[Start RECORDS PROVIDED]
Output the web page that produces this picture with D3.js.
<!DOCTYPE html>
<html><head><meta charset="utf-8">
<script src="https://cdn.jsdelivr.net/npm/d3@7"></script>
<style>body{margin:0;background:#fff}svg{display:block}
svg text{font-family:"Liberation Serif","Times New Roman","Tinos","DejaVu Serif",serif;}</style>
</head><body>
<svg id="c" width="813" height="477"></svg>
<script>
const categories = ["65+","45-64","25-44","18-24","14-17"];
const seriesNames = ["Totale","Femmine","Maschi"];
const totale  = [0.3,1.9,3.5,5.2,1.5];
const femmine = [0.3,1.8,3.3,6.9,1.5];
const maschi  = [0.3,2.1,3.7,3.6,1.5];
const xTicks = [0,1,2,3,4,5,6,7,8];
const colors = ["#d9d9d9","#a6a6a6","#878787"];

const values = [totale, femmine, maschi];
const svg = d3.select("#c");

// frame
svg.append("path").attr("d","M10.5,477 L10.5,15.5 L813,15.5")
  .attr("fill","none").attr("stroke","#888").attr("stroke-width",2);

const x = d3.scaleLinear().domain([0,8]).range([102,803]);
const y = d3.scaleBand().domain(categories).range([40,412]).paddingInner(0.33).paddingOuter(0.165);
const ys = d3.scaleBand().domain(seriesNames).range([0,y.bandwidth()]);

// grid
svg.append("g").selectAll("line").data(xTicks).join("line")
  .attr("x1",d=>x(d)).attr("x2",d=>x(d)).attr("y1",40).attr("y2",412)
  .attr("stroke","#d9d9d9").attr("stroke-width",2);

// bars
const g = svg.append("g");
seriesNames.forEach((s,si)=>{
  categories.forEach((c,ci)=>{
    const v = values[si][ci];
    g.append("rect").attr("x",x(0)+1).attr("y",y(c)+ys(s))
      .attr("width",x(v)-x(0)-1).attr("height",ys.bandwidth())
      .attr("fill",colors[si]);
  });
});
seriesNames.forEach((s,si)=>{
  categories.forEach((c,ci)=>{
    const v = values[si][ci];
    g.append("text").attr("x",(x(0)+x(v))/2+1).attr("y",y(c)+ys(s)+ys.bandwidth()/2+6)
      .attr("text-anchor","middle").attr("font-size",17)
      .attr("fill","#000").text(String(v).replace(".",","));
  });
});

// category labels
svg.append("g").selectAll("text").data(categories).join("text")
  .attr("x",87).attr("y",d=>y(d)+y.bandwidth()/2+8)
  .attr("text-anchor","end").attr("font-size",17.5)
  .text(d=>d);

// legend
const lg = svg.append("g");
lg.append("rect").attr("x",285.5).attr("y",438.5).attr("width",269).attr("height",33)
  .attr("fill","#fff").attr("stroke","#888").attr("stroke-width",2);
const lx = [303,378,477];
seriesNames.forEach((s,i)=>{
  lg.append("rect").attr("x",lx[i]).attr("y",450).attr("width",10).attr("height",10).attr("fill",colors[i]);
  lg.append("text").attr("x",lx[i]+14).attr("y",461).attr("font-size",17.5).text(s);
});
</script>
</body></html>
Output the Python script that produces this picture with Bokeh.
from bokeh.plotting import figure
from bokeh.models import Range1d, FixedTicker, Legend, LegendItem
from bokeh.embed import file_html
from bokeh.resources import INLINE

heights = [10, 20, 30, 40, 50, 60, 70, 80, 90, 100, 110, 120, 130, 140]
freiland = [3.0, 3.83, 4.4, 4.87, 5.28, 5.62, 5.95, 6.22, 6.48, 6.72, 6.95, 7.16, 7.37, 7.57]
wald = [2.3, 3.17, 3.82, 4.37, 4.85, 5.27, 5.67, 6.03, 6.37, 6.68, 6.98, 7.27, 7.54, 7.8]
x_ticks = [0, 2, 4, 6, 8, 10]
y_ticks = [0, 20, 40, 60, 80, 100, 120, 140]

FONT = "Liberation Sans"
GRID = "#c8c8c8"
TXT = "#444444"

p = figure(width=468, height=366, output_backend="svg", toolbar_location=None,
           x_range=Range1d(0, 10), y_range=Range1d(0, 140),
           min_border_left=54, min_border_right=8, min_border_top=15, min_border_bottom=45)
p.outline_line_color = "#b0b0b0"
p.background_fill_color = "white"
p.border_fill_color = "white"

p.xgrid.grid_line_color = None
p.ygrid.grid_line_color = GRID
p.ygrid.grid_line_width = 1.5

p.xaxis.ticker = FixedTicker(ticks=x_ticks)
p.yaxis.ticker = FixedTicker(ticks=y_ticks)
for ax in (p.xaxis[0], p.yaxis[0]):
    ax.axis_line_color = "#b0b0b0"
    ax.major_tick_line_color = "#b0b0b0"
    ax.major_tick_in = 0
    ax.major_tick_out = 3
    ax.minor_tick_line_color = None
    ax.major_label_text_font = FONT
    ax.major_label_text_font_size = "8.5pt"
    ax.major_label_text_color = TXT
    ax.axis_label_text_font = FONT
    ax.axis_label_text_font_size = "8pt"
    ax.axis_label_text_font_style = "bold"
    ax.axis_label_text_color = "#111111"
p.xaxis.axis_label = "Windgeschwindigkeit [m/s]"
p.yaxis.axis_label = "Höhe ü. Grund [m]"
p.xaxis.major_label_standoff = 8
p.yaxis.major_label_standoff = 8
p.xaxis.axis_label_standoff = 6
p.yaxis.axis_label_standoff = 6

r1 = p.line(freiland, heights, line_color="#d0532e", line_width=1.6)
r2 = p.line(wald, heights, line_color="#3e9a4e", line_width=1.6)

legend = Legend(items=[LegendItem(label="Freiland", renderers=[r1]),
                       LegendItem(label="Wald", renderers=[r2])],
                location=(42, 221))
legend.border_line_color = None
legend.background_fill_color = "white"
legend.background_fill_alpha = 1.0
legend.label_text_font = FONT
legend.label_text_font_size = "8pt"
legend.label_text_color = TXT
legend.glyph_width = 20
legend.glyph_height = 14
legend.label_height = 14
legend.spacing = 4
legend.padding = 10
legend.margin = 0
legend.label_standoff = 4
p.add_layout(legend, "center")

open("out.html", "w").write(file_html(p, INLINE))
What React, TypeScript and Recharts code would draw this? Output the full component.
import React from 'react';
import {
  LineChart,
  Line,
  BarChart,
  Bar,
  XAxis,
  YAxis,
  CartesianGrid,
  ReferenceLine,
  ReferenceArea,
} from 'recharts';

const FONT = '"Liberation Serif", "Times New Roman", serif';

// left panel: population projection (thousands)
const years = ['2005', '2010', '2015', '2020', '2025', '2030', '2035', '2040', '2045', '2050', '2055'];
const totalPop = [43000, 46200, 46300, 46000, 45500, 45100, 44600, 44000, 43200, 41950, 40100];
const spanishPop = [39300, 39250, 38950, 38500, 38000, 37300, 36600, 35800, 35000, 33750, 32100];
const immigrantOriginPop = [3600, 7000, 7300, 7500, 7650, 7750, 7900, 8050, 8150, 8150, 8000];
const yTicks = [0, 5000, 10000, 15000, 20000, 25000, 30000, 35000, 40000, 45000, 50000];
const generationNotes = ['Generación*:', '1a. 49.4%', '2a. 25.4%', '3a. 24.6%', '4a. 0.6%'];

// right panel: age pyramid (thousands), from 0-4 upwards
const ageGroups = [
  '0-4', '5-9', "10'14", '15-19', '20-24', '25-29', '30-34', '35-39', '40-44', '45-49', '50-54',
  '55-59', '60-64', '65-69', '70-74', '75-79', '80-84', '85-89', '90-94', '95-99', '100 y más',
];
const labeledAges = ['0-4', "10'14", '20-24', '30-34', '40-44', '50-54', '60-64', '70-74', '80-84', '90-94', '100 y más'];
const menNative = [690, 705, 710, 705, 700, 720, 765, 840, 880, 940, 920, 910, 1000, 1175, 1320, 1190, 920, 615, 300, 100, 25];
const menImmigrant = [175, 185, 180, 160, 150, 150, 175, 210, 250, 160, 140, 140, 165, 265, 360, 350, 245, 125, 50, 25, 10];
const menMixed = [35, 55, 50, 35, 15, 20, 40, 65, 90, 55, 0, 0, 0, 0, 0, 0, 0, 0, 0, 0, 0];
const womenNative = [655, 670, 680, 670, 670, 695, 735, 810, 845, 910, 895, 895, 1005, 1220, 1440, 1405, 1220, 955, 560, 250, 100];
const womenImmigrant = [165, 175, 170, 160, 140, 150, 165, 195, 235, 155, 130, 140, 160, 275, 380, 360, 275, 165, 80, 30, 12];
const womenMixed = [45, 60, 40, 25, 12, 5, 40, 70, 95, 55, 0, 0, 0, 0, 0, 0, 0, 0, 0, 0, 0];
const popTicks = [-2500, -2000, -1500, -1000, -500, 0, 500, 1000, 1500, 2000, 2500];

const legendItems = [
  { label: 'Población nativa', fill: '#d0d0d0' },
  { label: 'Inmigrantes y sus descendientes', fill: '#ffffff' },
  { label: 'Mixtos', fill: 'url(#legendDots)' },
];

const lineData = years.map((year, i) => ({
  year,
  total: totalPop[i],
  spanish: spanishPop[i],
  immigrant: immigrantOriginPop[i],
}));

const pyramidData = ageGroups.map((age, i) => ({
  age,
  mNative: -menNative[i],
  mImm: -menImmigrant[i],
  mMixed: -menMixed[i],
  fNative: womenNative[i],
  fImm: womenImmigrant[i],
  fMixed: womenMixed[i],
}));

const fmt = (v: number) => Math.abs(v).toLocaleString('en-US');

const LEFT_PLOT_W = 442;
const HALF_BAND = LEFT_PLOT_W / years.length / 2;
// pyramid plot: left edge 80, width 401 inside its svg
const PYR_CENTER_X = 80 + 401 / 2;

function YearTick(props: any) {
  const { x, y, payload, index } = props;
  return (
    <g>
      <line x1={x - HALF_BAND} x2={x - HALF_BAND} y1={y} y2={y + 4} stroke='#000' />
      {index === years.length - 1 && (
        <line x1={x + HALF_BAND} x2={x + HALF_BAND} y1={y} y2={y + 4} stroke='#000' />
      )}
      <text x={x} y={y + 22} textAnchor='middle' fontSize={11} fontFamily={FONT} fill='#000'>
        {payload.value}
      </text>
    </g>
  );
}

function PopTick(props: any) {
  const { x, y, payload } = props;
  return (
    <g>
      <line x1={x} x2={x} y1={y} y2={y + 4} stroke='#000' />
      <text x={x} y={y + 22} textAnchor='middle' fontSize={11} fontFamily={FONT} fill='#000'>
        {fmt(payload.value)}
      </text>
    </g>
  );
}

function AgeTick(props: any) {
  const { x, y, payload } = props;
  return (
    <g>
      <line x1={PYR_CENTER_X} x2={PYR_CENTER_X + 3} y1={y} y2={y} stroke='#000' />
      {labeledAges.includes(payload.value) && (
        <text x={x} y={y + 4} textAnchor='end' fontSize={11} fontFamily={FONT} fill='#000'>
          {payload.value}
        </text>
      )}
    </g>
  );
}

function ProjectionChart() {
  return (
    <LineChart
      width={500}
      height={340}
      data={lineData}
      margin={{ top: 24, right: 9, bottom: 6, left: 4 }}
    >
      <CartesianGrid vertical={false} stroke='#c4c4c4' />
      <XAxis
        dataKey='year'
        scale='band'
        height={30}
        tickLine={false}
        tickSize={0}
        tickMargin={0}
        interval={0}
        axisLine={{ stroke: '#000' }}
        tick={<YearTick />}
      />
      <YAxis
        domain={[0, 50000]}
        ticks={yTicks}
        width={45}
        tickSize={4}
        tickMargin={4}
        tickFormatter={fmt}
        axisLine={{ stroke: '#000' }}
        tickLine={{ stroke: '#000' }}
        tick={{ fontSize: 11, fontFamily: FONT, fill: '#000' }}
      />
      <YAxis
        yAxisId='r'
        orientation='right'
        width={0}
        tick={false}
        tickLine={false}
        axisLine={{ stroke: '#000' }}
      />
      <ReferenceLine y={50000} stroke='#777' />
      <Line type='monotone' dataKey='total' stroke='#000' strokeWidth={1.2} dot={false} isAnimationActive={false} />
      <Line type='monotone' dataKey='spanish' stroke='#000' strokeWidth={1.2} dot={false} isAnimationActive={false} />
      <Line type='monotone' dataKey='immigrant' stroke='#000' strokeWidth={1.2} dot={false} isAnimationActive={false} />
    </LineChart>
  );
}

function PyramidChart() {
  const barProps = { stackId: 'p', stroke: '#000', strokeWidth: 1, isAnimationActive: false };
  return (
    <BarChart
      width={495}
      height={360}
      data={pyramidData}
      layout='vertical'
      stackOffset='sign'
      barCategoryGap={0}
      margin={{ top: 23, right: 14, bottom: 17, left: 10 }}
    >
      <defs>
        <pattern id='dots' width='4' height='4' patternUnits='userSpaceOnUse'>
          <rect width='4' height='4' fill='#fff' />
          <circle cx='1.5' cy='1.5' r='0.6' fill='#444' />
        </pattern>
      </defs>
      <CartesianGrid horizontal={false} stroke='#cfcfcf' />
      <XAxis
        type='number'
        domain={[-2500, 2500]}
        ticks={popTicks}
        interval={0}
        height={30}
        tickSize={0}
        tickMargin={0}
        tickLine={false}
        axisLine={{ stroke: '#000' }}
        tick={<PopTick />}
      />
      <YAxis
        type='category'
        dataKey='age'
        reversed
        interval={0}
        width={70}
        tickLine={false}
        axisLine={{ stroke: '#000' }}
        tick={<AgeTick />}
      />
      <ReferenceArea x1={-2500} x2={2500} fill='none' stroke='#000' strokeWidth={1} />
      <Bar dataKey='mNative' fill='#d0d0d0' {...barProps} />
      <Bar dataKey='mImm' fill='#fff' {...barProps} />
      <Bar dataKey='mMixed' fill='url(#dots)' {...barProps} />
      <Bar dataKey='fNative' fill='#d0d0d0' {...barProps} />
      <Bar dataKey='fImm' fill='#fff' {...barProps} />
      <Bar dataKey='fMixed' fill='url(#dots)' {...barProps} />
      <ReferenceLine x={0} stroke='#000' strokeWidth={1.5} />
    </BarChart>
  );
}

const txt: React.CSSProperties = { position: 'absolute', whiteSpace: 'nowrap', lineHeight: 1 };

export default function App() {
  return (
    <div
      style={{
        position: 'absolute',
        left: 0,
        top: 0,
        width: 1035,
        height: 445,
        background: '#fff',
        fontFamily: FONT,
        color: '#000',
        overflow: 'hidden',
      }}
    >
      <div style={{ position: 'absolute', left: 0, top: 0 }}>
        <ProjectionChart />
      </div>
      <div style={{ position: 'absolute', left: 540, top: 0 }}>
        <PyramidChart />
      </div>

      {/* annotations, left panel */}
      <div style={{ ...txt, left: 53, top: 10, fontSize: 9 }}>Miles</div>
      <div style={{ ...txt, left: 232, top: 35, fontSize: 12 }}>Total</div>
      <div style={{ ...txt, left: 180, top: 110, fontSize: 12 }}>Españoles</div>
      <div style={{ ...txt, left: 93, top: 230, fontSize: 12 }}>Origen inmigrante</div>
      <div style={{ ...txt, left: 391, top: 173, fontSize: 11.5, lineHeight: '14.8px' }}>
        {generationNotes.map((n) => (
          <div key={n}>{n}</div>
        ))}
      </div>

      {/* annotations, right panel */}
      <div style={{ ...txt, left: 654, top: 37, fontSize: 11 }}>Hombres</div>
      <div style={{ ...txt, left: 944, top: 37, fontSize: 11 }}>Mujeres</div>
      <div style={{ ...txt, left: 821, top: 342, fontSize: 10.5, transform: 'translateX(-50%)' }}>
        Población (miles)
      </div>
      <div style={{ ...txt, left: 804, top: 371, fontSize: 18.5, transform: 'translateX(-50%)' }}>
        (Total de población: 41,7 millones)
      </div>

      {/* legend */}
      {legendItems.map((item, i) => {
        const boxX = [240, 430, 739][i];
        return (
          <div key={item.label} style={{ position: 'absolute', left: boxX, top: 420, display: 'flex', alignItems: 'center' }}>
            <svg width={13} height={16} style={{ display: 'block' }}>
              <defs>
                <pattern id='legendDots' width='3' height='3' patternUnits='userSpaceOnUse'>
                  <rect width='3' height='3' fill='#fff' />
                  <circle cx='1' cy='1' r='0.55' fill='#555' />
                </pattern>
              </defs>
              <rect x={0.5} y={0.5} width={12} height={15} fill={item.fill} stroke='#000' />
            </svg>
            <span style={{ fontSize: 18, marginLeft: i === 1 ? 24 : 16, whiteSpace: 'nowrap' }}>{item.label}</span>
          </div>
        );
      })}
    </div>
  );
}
[End RECORDS PROVIDED]
• WRITTEN TASK: The required output is an exact reproduction of the lines starting at the one that contains "Output the Python" and ending at the one that contains "p.ygrid.grid_line_width = 1.5". Both boundary lines belong to it.

• RESPONSE TO THIS EXERCISE:
Output the Python script that produces this picture with Bokeh.
from bokeh.plotting import figure
from bokeh.models import Range1d, FixedTicker, Legend, LegendItem
from bokeh.embed import file_html
from bokeh.resources import INLINE

heights = [10, 20, 30, 40, 50, 60, 70, 80, 90, 100, 110, 120, 130, 140]
freiland = [3.0, 3.83, 4.4, 4.87, 5.28, 5.62, 5.95, 6.22, 6.48, 6.72, 6.95, 7.16, 7.37, 7.57]
wald = [2.3, 3.17, 3.82, 4.37, 4.85, 5.27, 5.67, 6.03, 6.37, 6.68, 6.98, 7.27, 7.54, 7.8]
x_ticks = [0, 2, 4, 6, 8, 10]
y_ticks = [0, 20, 40, 60, 80, 100, 120, 140]

FONT = "Liberation Sans"
GRID = "#c8c8c8"
TXT = "#444444"

p = figure(width=468, height=366, output_backend="svg", toolbar_location=None,
           x_range=Range1d(0, 10), y_range=Range1d(0, 140),
           min_border_left=54, min_border_right=8, min_border_top=15, min_border_bottom=45)
p.outline_line_color = "#b0b0b0"
p.background_fill_color = "white"
p.border_fill_color = "white"

p.xgrid.grid_line_color = None
p.ygrid.grid_line_color = GRID
p.ygrid.grid_line_width = 1.5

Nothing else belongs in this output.